Once you’ve clarified the objective and have the relevant data to support your key message, it’s always good to partner with and get feedback from others. If there are data analysts in your company or a data science team, they can help bring your data to life through proper data visualization.
Christina also recommends training and upskilling members of departments that work with data, like HR, to understand how to use and present data properly and with confidence. “We cannot assume this is a natural ability, but with proper training, really anyone and everyone in a team can be empowered to get most out of data”, says Christina.
5 ways data visualization helps HR
Do you want to motivate team leaders? Inform the decisions of C-levels? Address concerns of employees? Data visualization can help! Make sure to find the right data that meets the objective and the message you want to get across to your audience, and be clear on how you present the data and insights.
1. Make better people decisions.
Faster and more objective decisions such as headcount planning, data-informed recruitment of new team members.
2. Improve collaboration with other departments.
To create more efficient HR resources, Christina recommends implementing HR training and development programs for all employees. "The goal is to better understand your employees' needs so that you can provide them with the appropriate training and resources," she says. By providing employees with the skills and knowledge they need to succeed, these programs can help to improve overall HR efficiency and support the overall success of the organization.
3. Better understand your employees.
You can use data to spot risks as well as opportunities within your workforce.

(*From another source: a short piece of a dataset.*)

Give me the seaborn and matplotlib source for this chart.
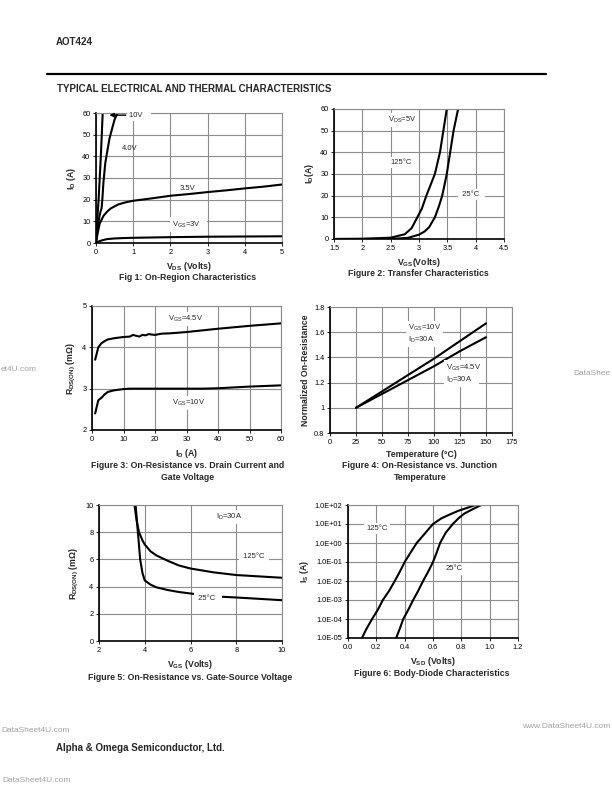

4. Predict workforce needs.
By gaining a deep understanding of your employees through unbiased (preferably anonymous) data, you will be better equipped to respond to your employees' needs and anticipate potential challenges, such as employee turnover. This agility and preparedness to adapt to daily workforce insights can help to improve HR efficiency and support the success of the organization.
5. Win leadership buy-in.
Data visualization can be a powerful tool for influencing and convincing c-level executives because it provides a clear and concise way to present complex information in a way that is easy for people to understand and interpret. It can make it easier to convince c-level executives of the value and importance of your recommendations, and help them to see the potential benefits and opportunities that the data presents. Additionally, because data visualization is objective and based on facts, it can provide a strong foundation for your arguments and can be difficult for leaders to refute.
Keep this in mind for data analysis and visualization
In order to fully leverage the benefits of data visualization, we must also consider its potential risks and limitations. Christina notes that a lack of data literacy within teams can lead to incorrect interpretation of the data and false assumptions. Another risk is bias, as the designer or presenter may unintentionally show one-sided information leading to incomplete or misleading conclusions. Therefore, it is important to ensure that teams have the necessary data literacy skills and to carefully consider potential sources of bias when creating data-based visuals. This will help to avoid presenting incorrect or incomplete information to the audience.
Bias can also even affect the sources of our data. Learn about the limitations of employee surveys here.
Always follow the Cooperative Principle.
Christina concluded with a word of advice: Follow the cooperative principle.
The cooperative principle is a concept in linguistics and communication theory that describes the way people communicate and collaborate with one another. The principle is based on the idea that people generally try to be cooperative and helpful when interacting with others, and that they assume that others are also trying to be cooperative. This means that people will typically provide just enough information to be understood, and will expect others to do the same in return. The cooperative principle is often broken down into four sub-principles: the principle of quantity, the principle of quality, the principle of relevance, and the principle of manner.
“The way I think of it: Be brief, be true, be relevant, and be clear."